Slow Control debuted the Baby Gigl at CES in January and has launched an indiegogo campaign to bring it to market. The campaign will run March 24 through May 3, with the goal of shipping in September 2015.
The sleeve fits over Nuk brand bottles, which are included. The sleeve sends information about feedings to the Baby Journal app via Bluetooth, which can be disabled during the feeding to protect the baby from radiation. Data is collected and stored, then synced after the feeding is over and the bottle is removed from the sleeve.
The sleeve will give instant feedback during the feeding with both light and sound alarms. The main goal of the Baby Gigl is to help the caregiver keep the bottle at an optimum tilt to pace the feeding based on how much milk or formula is left in the bottle. Too steep of a tilt can cause the baby to take in too much too fast and lead to spit up and an upset tummy, while too shallow of a tilt can allow air into the nipple, leading to excess gas and crying.

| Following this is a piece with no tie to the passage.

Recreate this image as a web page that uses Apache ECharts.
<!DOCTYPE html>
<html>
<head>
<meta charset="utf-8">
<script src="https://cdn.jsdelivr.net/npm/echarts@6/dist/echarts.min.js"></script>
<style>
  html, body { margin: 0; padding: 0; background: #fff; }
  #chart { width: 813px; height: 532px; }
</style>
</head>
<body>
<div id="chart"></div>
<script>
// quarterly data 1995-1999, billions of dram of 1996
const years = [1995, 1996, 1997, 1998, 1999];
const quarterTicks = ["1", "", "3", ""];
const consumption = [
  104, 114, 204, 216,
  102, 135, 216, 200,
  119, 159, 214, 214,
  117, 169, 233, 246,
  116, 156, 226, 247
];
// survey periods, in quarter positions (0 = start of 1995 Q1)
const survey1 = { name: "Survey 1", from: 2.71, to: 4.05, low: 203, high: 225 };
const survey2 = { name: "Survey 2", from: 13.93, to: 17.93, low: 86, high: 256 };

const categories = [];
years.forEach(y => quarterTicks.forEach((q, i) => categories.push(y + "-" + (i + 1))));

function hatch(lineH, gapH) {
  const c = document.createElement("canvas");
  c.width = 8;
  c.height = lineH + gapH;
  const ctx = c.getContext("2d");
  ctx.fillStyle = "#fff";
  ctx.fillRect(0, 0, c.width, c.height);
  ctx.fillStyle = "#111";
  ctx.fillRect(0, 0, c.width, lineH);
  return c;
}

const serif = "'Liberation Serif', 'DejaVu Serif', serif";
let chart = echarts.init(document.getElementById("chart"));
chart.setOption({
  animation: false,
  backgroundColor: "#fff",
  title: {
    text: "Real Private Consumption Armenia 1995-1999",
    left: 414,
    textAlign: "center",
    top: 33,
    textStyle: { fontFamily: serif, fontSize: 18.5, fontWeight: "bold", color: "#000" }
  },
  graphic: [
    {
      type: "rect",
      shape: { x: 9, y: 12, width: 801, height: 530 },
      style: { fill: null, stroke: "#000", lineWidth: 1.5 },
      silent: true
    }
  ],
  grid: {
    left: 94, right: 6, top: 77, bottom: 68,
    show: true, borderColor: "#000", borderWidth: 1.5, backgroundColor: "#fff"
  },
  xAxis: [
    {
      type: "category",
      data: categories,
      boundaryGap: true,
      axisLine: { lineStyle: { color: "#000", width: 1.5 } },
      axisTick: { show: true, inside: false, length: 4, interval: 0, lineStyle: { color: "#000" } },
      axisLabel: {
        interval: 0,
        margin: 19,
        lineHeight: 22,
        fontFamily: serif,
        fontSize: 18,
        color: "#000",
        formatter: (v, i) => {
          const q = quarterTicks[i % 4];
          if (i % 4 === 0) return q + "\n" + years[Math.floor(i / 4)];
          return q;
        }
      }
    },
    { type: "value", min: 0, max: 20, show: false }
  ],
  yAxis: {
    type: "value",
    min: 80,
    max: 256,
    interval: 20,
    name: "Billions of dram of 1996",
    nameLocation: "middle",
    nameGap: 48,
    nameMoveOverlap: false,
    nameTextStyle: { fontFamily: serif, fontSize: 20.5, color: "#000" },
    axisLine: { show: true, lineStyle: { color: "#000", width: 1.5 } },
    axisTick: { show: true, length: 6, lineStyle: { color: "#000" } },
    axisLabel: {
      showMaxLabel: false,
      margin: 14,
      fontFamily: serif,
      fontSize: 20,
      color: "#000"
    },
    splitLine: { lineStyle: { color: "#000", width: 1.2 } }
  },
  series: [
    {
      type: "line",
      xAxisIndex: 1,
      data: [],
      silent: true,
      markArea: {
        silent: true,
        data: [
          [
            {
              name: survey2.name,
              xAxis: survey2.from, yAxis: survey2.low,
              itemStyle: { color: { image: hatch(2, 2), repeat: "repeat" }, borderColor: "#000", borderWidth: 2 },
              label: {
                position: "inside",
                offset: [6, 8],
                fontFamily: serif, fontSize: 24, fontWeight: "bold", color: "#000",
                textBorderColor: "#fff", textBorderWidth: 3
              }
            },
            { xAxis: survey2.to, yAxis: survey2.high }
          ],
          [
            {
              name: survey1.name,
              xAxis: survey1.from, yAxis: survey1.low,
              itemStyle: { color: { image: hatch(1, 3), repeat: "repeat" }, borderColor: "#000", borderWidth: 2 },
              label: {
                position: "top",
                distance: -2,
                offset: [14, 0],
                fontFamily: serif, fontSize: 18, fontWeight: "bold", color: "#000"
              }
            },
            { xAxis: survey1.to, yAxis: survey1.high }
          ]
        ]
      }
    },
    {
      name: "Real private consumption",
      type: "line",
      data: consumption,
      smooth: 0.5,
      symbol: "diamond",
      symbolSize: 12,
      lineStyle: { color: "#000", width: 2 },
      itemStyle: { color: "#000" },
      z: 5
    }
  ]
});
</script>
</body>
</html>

Because the Gigl also detects the feeding motion as the bottle moves to the baby's suckle, it can warn the caregiver if the baby is doing a lot of work but the volume in the bottle isn't changing, likely indicating that a lump has clogged the nipple.
Baby Journal also allows the parent to manually enter and track the baby's weight and size, number of burps, wet/dirty diapers, sleep, mood, temperature, and vaccinations. There is also a picture gallery and a place to track milestones.
Hospital nurses gave me a paper journal to record feedings and diapers for each baby. With my first, I diligently filled it out and took it with me to the pediatrician in the early weeks. With my second, I'm not even sure I remembered to take it home from the hospital. Even though there are plenty of baby-tracking apps and plenty of diligent first-time parents with the actual time to enter information, eventually you forget here and there. Or altogether. I couldn't tell you about my baby's most recent feeding, let alone his past month.
The automatic feeding data collection is what most excites pediatric expert, Dr Joseph Cohen who says "Pediatricians are used to relying on the recall of sleep-deprived parents for histories, including feeding. With Baby Journal 3.0 included with the Baby Gigl app, for the first time, parents can effortlessly give the pediatrician accurate and robust information regarding the infant's feeding progress."